1965’te Türkiye İşçi Partisi milletvekili olarak meclise giren merhum Çetin Altan Türkiye’deki “siyasetçi-gazeteci”lerin en ünlülerinden biriydi. Çetin Altan’la Hürriyet’te bir süre beraberdik. Gazeteye gittikçe kendisini cam bölmeli küçük odasında ziyaret ederdim. Bana “anlat bakalım iktisatçı” dedikten sonra kendisi konuşmaya başlardı. Çok renkli bir insandı. İman ettiği sosyalizmin çöküşünü görmesine ve milletinde ümit ettiği feyzi görmemesine rağmen karamsarlığa kapılmadı. İyimserdi, kahkaha atarak konuşurdu.

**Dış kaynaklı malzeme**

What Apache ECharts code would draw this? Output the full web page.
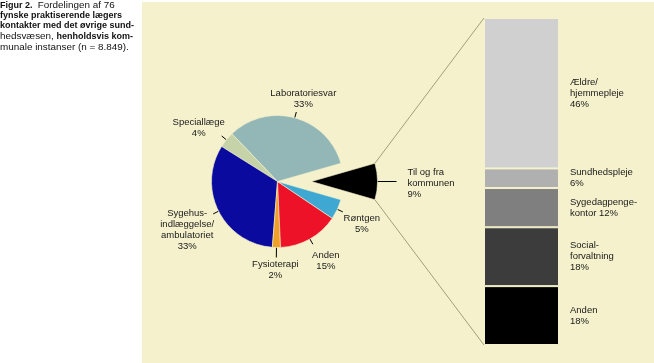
<!DOCTYPE html>
<html><head><meta charset="utf-8">
<script src="https://cdn.jsdelivr.net/npm/echarts@6/dist/echarts.min.js"></script>
<style>html,body{margin:0;padding:0;background:#fff}#c{width:654px;height:363px}</style>
</head><body><div id="c"></div>
<script>
// ---- data ----
const pieNames = ['Laboratoriesvar', 'Speciallæge', 'Sygehus-\nindlæggelse/\nambulatoriet', 'Fysioterapi', 'Anden', 'Røntgen', 'Til og fra\nkommunen'];
const pieValues = [33, 4, 33, 2, 15, 5, 9];
const barNames = ['Ældre/\nhjemmepleje', 'Sundhedspleje', 'Sygedagpenge-\nkontor', 'Social-\nforvaltning', 'Anden'];
const barJoin = ['\n', '\n', ' ', '\n', '\n'];
const barValues = [46, 6, 12, 18, 18];
const captionLines = [
  '{b|Figur 2.}  {r|Fordelingen af 76}',
  '{b|fynske praktiserende lægers}',
  '{b|kontakter med det øvrige sund-}',
  '{r|hedsvæsen,} {b|henholdsvis kom-}',
  '{r|munale instanser (n = 8.849).}'
];

// ---- styles ----
const FONT = 'Liberation Sans, Arial, sans-serif';
const BG = '#f4f1cc';
const pieColors = ['#93b7b7', '#c6d2a8', '#0a0a9e', '#f0a028', '#ee1228', '#3fa8d2', '#000000'];
const barColors = ['#d0d0d0', '#b0b0b0', '#7f7f7f', '#3c3c3c', '#000000'];
const PIE_C = [277.5, 181.5], PIE_R = 66, OFFSET = 34;
// label adjustments per pie slice (relative to library position)
const pieLabelAdj = [
  {align: 'center', dx: 1, dy: -6.5},
  {align: 'center', dx: -9, dy: -4},
  {align: 'center', dx: -10.5, dy: 8},
  {align: 'center', dx: 2, dy: 6},
  {align: 'center', dx: 4, dy: 8.5},
  {align: 'center', dx: 7, dy: 6},
  {align: 'left', dx: 6, dy: 2}
];
const lineLen = [6, 6, 6, 10, 6, 6, 19];

const total = pieValues.reduce((a, b) => a + b, 0);
const lastIdx = pieValues.length - 1;
const halfAngle = 180 * pieValues[lastIdx] / total;

const chart = echarts.init(document.getElementById('c'), null, {renderer: 'canvas'});

const barSeries = [];
for (let k = barNames.length - 1; k >= 0; k--) {
  barSeries.push({
    type: 'bar', stack: 'k', name: barNames[k], barWidth: '100%',
    xAxisIndex: 0, yAxisIndex: 0,
    itemStyle: {color: barColors[k], borderColor: BG, borderWidth: 1},
    emphasis: {disabled: true},
    label: {
      show: true, position: 'right', distance: 11, align: 'left',
      fontFamily: FONT, fontSize: 9.5, lineHeight: 11, color: '#1a1a1a',
      formatter: () => barNames[k] + barJoin[k] + barValues[k] + '%'
    },
    data: [barValues[k]]
  });
}

chart.setOption({
  animation: false,
  backgroundColor: '#ffffff',
  title: {
    left: 0, top: 0, padding: 0,
    text: captionLines.join('\n'),
    textStyle: {
      fontFamily: FONT, fontSize: 9.5, lineHeight: 10.4, color: '#111',
      rich: {
        b: {fontFamily: FONT, fontSize: 9, fontWeight: 'bold', lineHeight: 10.4, color: '#111'},
        r: {fontFamily: FONT, fontSize: 9.9, fontWeight: 'normal', lineHeight: 10.4, color: '#111'}
      }
    }
  },
  graphic: [{
    id: 'bg', type: 'rect', z: -10, silent: true,
    shape: {x: 142, y: 2, width: 512, height: 361},
    style: {fill: BG}
  }],
  grid: {left: 484, top: 18, width: 75, height: 327, containLabel: false},
  xAxis: {type: 'category', data: ['kommunen'], show: false},
  yAxis: {type: 'value', min: 0, max: 100, show: false},
  series: [{
    type: 'pie',
    center: PIE_C, radius: PIE_R,
    startAngle: halfAngle, clockwise: false,
    selectedMode: 'single', selectedOffset: OFFSET,
    avoidLabelOverlap: false,
    emphasis: {disabled: true},
    itemStyle: {borderColor: BG, borderWidth: 0.6},
    label: {
      show: true, position: 'outside', formatter: '{b}\n{c}%',
      fontFamily: FONT, fontSize: 9.5, lineHeight: 11, color: '#1a1a1a'
    },
    labelLine: {show: true, length: 6, length2: 0, smooth: false, lineStyle: {color: '#000', width: 1}},
    labelLayout: function (p) {
      const a = pieLabelAdj[p.dataIndex];
      return {align: a.align, verticalAlign: 'middle', dx: a.dx, dy: a.dy};
    },
    data: pieNames.map((n, i) => ({
      name: n, value: pieValues[i], selected: i === lastIdx,
      itemStyle: {color: pieColors[i]},
      labelLine: {length: lineLen[i], length2: 0}
    }))
  }].concat(barSeries)
});

// connecting lines from exploded slice to the stacked bar
const rect = chart.getModel().getComponent('grid', 0).coordinateSystem.getRect();
const rad = halfAngle * Math.PI / 180;
const sx = PIE_C[0] + OFFSET + PIE_R * Math.cos(rad);
const syTop = PIE_C[1] - PIE_R * Math.sin(rad);
const syBot = PIE_C[1] + PIE_R * Math.sin(rad);
const topY = chart.convertToPixel({yAxisIndex: 0}, 100);
const botY = chart.convertToPixel({yAxisIndex: 0}, 0);
chart.setOption({
  graphic: [
    {id: 'l1', type: 'line', z: 1, silent: true, shape: {x1: sx, y1: syTop, x2: rect.x, y2: topY}, style: {stroke: '#a69e78', lineWidth: 1}},
    {id: 'l2', type: 'line', z: 1, silent: true, shape: {x1: sx, y1: syBot, x2: rect.x, y2: botY}, style: {stroke: '#a69e78', lineWidth: 1}}
  ]
});
</script>
</body></html>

Onun en ünlü sözü, ülkesinin halinden ve geleceğinden endişe edenlere “enseyi karatmayın” yani bedbin olmayın, ümitsizliğe kapılmayındı.

NORMAL VE ANORMAL

Sedat Peker kasetlerini seyreden ve medyada bunların tamamlayıcı haber ve yorumları izleyenlerin morallerinin bozulduğunu görüyorum. Ben de Çetin Altan gibi onlara “enseyi karartmayın” diyorum. Herhangi kötü bir olay karşısında şaşırıp, ümitsizliğe düşmemek için bunun “normal dağılım” içinde olup olmadığın bakmak gerekir. Normali bulmak için “zaman ve coğrafya” eksenlerinde benzer olaylar olup olmadığına bakılır. Eğer yaşanan olay geçmişte de görülmüşse çok fazla ümitsizliğe kapılmamak gerekir. Benim bildiğim kadarıyla benzeri olaylar geçmişte de olmuştur. Bunların kimyası tahlil edilirse, hepsinin içinde “haksız kazanılan paranın bölüşüm kavgası” bulunduğu görülür. Mafya kelimesi bile İtalyancadır. Unutmayın! Para güç kaynağıdır. İngilizce’de buna “source of power is money” denir. Parasız, güçlü olunamaz. Gücü eline geçiren de daha çok para peşinde koşmaktan kendini alamaz. Türkiye’de küçük grup aidiyeti, ulusal kimlikten kuvvetlidir. Bu sebeple “ahlâklı bir ülke olamaz.” Demokrasi yerleşmeden önce birçok ülke de böyleydi. Ama milletler pes etmemiş, hem mafya-devlet ilişkilerini azaltmış hem de halkının refah ve mutluluğunu artırmayı başarmıştır. Pisliklerin üstünü örtmeyelim, göreceksiniz biz de başaracağız.

Son söz: Kırık kol yen içinde kalırsa, kangren olur.